Es ist ein Vergnügen, wie sich dieser Schrank holterdipolter in die unglaublichsten Figuren (oder Gegenstände) verwandelt. Mann, Frau, Ungeheuer, Zwerg oder Schneewittchens Spiegel: Meistens braucht Rumpelheinz dazu nicht einmal die flammend rote Perücke in seiner Tasche. Manchmal wechselt er sogar in einer Szene blitzschnell die Perspektiven, von zwergenklein zurück zur vollen Detektiv-Körpergröße. Schließlich ist sein Klient der siebte Zwerg, der jüngste der Schneewittchengnome hinter den sieben Bergen.
Wie Rumpelheinz samt Zwerg und Feengeleit dorthin fliegt, weil er zu Fuß zu spät dran wäre, um die Folgen des vergifteten Apfels zu untersuchen, ist ein Anblick für die Götter: Pobacke für Pobacke scheint sich der Detektiv nacheinander über die sieben Berge hinwegzuheben. Ob mit Pantomime, Fistelstimme oder als vermeintlicher Erzähler – Miensopust erweist sich als Tausendsassa der Illusion, obwohl er stets kariert und bärig sichtbar bleibt.
Der einzige Webfehler ist ein Hauch von Machismo, der sich durch das Stück zieht. So hat Rumpelheinz „eine hübsche Assistentin“ (Stefanie Klimkait), die für ihn die Anregungen der Zuschauer (Monster, Schauplätze) an die Tafel schreibt. Schneewittchen wird als Topmodel eingeführt, die böse Stiefmutter als zickenhaft übersteigert. Großartig bleibt, wie der denkbar handfeste Detektiv all diese unwahrscheinlichen Figuren aus sich selbst hervorbringt.
Vielleicht trägt Rumpelheinz einfach einige Anteile Räuber Hotzenplotz in sich.

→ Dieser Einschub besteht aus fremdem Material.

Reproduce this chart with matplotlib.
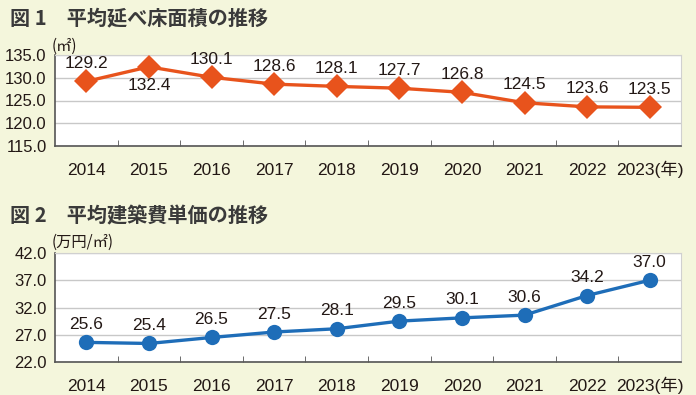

Immer wieder gibt sich das Stück als kleine Hommage an den vor kurzem verstorbenen Kinderbuchautor Otfried Preußler – was nicht bei allen Figuren ankommt: „Was für ein Aaaasch?“, versteht statt Hommage die kleine Fee in Ausbildung, die als Doktor Watson dient. Ihren Namen für den Abend bekommt sie in jeder Vorstellung von den Kindern im Publikum. Mirabella und Mariechen Blumenfee sind schon vergeben.